Prudent, le gouvernement s’est jusqu’à présent uniquement engagé à « rendre plus simples, plus efficaces et plus solidaires » les dispositifs d’accompagnement de la transition écologique à l’issue du débat et à « accentuer la différenciation des réponses en fonction des territoires ». L’exécutif a également promis de « transformer l’organisation de l’État pour le rendre plus agile et plus proche des citoyens » et à « adapter les modalités du débat démocratique aux attentes des citoyens qui souhaitent être plus directement associés ».
Seule certitude, les conclusions du débat devraient nourrir la réforme constitutionnelle, dont la reprise de l’examen prévue en janvier à l’Assemblée a été décalée afin de « tenir compte des éventuelles modifications qui seront souhaitées par les Français » à l’occasion du débat.
Comment sera-t-il organisé ?
L’organisation a été confiée la Commission nationale du débat public (CNDP) qui mettra en ligne le 15 janvier une plate-forme numérique dédiée qui fournira notamment un « kit de méthodologie ». Un « comité des garants », réunissant des personnalités d’horizon divers, va être quant à lui chargé de superviser le bon déroulement de la concertation.
Une enveloppe de quatre millions d’euros a été débloquée pour ce débat auquel les membres du gouvernement seront libres de prendre part ou non. Les secrétaires d’État Mounir Mahjoubi, Gabriel Attal, Brune Poirson et Marlène Schiappa ont d’ores et déjà dit leur intention d’en être.
Les députés de la majorité, dont une cinquantaine ont fait l’objet de menaces, d’insultes voire de dégradations de leur permanence ou de leur domicile depuis le début du mouvement des Gilets jaunes, sont aussi mis à contribution.
Le flou entourant la remontée et le compte rendu des débats pourrait être levé dans la lettre qu’Emmanuel Macron compte adresser à la mi-janvier aux Français, et qui sera diffusée via la presse et les réseaux sociaux.
Quels thèmes ?
Quatre thématiques ont été retenues par le gouvernement : transition écologique, fiscalité, organisation de l’État et démocratie et citoyenneté.
Selon un sondage Ifop pour le Journal du dimanche, 77 % des Français sont favorables au rétablissement de l’impôt de solidarité sur la fortune (ISF) modifié en début de quinquennat. Ils sont 82 % à se dire favorables à la réduction d’un tiers du nombre de parlementaires, comme le souhaite l’exécutif, et 80 % à vouloir la prise en compte du vote blanc.
Attendue pour les prochains jours, la synthèse des « cahiers de doléances » mise en place dans quelque 5 000 communes par l’association des maires ruraux de France devrait donner un premier aperçu des thèmes jugés prioritaires par les Français.
Le débat va-t-il déboucher sur un référendum ?

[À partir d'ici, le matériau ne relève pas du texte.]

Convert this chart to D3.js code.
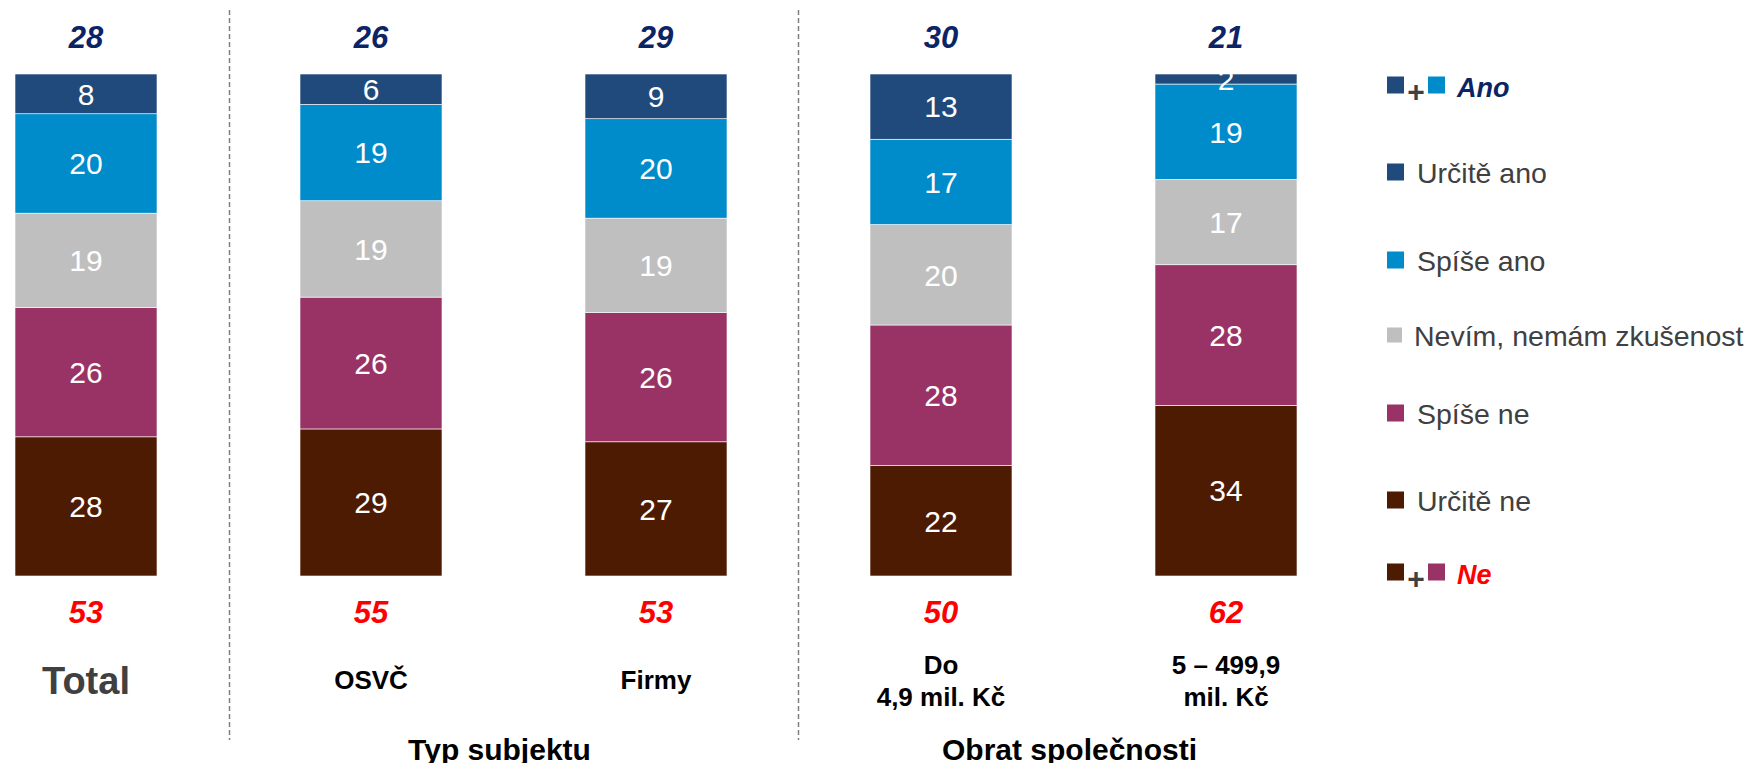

L’idée d’un référendum à choix multiples fait son chemin dans les rangs de la majorité et du gouvernement, qui y voient une manière de répondre aux revendications des manifestants sans perdre la main.
Il est préféré à un référendum à question unique qui risquerait de se transformer en vote plébiscite ou sanction de l’exécutif, alors que nombre de Gilets jaunes réclament un référendum d’initiative citoyenne (RIC) plébiscité par 80 % des Français, selon un sondage Ifop pour le JDD.
Parmi les questions qui pourraient être posées figurent celles sur la réduction du nombre de parlementaires, l’introduction d’une dose de proportionnelle et le vote blanc.